**Task brief**
Reproduce all the lines below exactly and omit the images.

**Information supplied**
╭──

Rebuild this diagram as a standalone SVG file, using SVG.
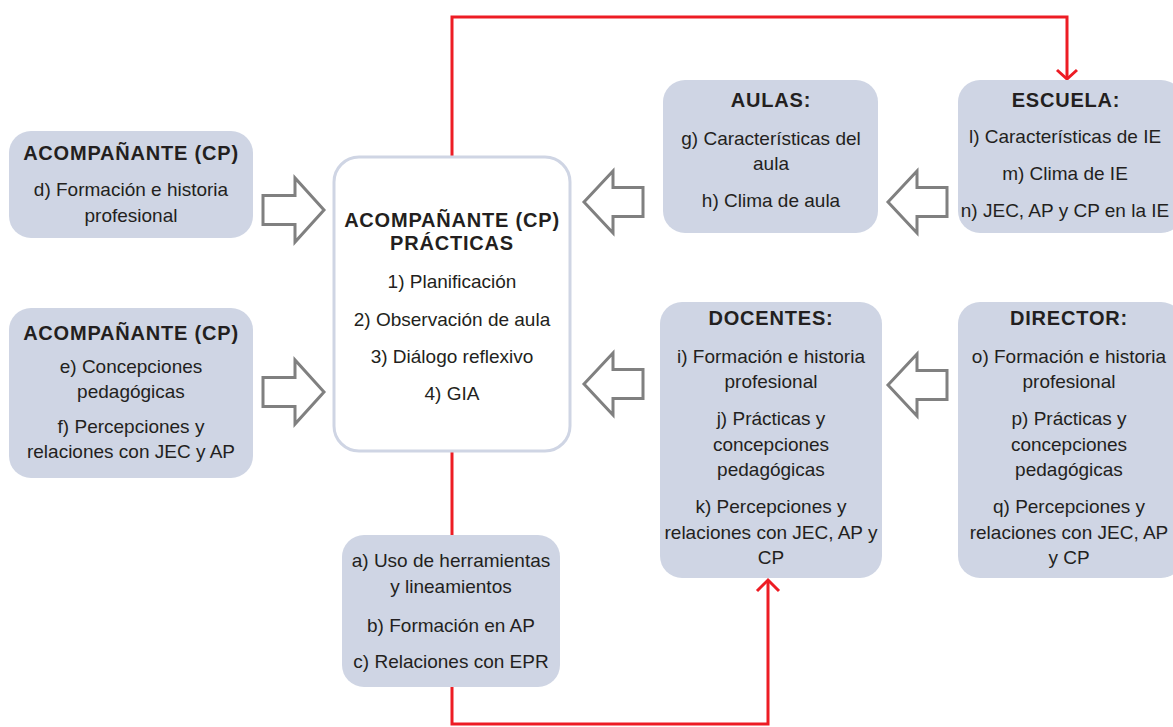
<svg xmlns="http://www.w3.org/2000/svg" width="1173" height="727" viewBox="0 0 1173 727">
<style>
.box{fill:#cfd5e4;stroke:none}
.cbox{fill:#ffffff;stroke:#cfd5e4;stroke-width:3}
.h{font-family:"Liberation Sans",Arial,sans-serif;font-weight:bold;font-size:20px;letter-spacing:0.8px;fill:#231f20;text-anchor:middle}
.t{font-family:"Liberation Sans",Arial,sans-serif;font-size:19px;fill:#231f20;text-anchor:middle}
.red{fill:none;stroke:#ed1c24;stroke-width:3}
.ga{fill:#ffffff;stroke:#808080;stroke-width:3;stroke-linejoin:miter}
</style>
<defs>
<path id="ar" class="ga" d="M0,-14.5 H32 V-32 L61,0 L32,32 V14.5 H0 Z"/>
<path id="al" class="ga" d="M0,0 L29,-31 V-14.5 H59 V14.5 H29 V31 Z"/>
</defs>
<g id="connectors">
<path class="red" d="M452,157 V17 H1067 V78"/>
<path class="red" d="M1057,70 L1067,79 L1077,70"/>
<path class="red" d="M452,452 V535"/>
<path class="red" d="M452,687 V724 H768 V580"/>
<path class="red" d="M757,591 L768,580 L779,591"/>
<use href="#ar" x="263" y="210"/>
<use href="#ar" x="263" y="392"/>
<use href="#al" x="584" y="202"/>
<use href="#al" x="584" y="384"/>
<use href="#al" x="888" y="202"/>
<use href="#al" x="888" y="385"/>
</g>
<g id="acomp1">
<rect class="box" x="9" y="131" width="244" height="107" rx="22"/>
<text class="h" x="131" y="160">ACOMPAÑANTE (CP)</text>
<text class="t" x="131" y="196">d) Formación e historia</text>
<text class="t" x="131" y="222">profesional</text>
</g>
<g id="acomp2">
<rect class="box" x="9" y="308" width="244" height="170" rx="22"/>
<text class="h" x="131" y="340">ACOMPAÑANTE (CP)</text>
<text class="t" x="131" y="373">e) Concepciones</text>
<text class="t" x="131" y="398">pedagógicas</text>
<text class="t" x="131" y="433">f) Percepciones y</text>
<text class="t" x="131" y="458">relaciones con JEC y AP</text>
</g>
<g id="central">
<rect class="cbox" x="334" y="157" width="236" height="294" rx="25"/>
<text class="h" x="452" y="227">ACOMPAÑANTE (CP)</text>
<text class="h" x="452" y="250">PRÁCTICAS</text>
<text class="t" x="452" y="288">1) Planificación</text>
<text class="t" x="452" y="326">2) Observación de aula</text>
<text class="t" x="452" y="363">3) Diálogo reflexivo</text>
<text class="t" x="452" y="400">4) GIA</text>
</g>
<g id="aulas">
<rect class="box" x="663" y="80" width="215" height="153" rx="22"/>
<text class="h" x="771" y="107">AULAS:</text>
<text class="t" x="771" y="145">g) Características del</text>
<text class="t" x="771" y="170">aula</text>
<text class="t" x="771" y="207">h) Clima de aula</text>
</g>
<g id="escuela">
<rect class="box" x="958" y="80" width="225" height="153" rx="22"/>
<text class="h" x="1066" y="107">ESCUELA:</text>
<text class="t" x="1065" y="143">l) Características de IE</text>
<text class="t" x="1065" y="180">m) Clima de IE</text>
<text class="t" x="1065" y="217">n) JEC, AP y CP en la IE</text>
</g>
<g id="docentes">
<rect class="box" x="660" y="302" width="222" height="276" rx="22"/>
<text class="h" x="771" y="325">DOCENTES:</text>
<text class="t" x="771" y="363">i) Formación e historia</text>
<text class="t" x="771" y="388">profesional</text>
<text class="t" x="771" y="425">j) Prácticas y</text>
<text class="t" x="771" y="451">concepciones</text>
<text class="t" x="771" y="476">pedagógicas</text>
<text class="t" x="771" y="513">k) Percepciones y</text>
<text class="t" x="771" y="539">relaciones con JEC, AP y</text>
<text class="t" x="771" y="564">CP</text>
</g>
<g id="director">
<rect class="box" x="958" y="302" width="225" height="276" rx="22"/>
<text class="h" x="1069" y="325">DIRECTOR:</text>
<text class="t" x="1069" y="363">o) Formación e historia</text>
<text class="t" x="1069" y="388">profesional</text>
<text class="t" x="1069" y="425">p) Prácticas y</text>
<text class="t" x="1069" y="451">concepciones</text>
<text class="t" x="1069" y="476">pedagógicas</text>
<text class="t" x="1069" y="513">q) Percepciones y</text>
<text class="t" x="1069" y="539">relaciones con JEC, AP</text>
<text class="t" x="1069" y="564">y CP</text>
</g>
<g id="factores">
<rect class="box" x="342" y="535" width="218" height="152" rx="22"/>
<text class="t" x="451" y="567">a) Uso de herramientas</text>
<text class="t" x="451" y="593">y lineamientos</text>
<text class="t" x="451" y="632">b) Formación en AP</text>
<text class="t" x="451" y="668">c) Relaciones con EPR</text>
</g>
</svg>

╰──

**Solution to the exercise**
Rebuild this diagram as a standalone SVG file, using SVG.
<svg xmlns="http://www.w3.org/2000/svg" width="1173" height="727" viewBox="0 0 1173 727">
<style>
.box{fill:#cfd5e4;stroke:none}
.cbox{fill:#ffffff;stroke:#cfd5e4;stroke-width:3}
.h{font-family:"Liberation Sans",Arial,sans-serif;font-weight:bold;font-size:20px;letter-spacing:0.8px;fill:#231f20;text-anchor:middle}
.t{font-family:"Liberation Sans",Arial,sans-serif;font-size:19px;fill:#231f20;text-anchor:middle}
.red{fill:none;stroke:#ed1c24;stroke-width:3}
.ga{fill:#ffffff;stroke:#808080;stroke-width:3;stroke-linejoin:miter}
</style>
<defs>
<path id="ar" class="ga" d="M0,-14.5 H32 V-32 L61,0 L32,32 V14.5 H0 Z"/>
<path id="al" class="ga" d="M0,0 L29,-31 V-14.5 H59 V14.5 H29 V31 Z"/>
</defs>
<g id="connectors">
<path class="red" d="M452,157 V17 H1067 V78"/>
<path class="red" d="M1057,70 L1067,79 L1077,70"/>
<path class="red" d="M452,452 V535"/>
<path class="red" d="M452,687 V724 H768 V580"/>
<path class="red" d="M757,591 L768,580 L779,591"/>
<use href="#ar" x="263" y="210"/>
<use href="#ar" x="263" y="392"/>
<use href="#al" x="584" y="202"/>
<use href="#al" x="584" y="384"/>
<use href="#al" x="888" y="202"/>
<use href="#al" x="888" y="385"/>
</g>
<g id="acomp1">
<rect class="box" x="9" y="131" width="244" height="107" rx="22"/>
<text class="h" x="131" y="160">ACOMPAÑANTE (CP)</text>
<text class="t" x="131" y="196">d) Formación e historia</text>
<text class="t" x="131" y="222">profesional</text>
</g>
<g id="acomp2">
<rect class="box" x="9" y="308" width="244" height="170" rx="22"/>
<text class="h" x="131" y="340">ACOMPAÑANTE (CP)</text>
<text class="t" x="131" y="373">e) Concepciones</text>
<text class="t" x="131" y="398">pedagógicas</text>
<text class="t" x="131" y="433">f) Percepciones y</text>
<text class="t" x="131" y="458">relaciones con JEC y AP</text>
</g>
<g id="central">
<rect class="cbox" x="334" y="157" width="236" height="294" rx="25"/>
<text class="h" x="452" y="227">ACOMPAÑANTE (CP)</text>
<text class="h" x="452" y="250">PRÁCTICAS</text>
<text class="t" x="452" y="288">1) Planificación</text>
<text class="t" x="452" y="326">2) Observación de aula</text>
<text class="t" x="452" y="363">3) Diálogo reflexivo</text>
<text class="t" x="452" y="400">4) GIA</text>
</g>
<g id="aulas">
<rect class="box" x="663" y="80" width="215" height="153" rx="22"/>
<text class="h" x="771" y="107">AULAS:</text>
<text class="t" x="771" y="145">g) Características del</text>
<text class="t" x="771" y="170">aula</text>
<text class="t" x="771" y="207">h) Clima de aula</text>
</g>
<g id="escuela">
<rect class="box" x="958" y="80" width="225" height="153" rx="22"/>
<text class="h" x="1066" y="107">ESCUELA:</text>
<text class="t" x="1065" y="143">l) Características de IE</text>
<text class="t" x="1065" y="180">m) Clima de IE</text>
<text class="t" x="1065" y="217">n) JEC, AP y CP en la IE</text>
</g>
<g id="docentes">
<rect class="box" x="660" y="302" width="222" height="276" rx="22"/>
<text class="h" x="771" y="325">DOCENTES:</text>
<text class="t" x="771" y="363">i) Formación e historia</text>
<text class="t" x="771" y="388">profesional</text>
<text class="t" x="771" y="425">j) Prácticas y</text>
<text class="t" x="771" y="451">concepciones</text>
<text class="t" x="771" y="476">pedagógicas</text>
<text class="t" x="771" y="513">k) Percepciones y</text>
<text class="t" x="771" y="539">relaciones con JEC, AP y</text>
<text class="t" x="771" y="564">CP</text>
</g>
<g id="director">
<rect class="box" x="958" y="302" width="225" height="276" rx="22"/>
<text class="h" x="1069" y="325">DIRECTOR:</text>
<text class="t" x="1069" y="363">o) Formación e historia</text>
<text class="t" x="1069" y="388">profesional</text>
<text class="t" x="1069" y="425">p) Prácticas y</text>
<text class="t" x="1069" y="451">concepciones</text>
<text class="t" x="1069" y="476">pedagógicas</text>
<text class="t" x="1069" y="513">q) Percepciones y</text>
<text class="t" x="1069" y="539">relaciones con JEC, AP</text>
<text class="t" x="1069" y="564">y CP</text>
</g>
<g id="factores">
<rect class="box" x="342" y="535" width="218" height="152" rx="22"/>
<text class="t" x="451" y="567">a) Uso de herramientas</text>
<text class="t" x="451" y="593">y lineamientos</text>
<text class="t" x="451" y="632">b) Formación en AP</text>
<text class="t" x="451" y="668">c) Relaciones con EPR</text>
</g>
</svg>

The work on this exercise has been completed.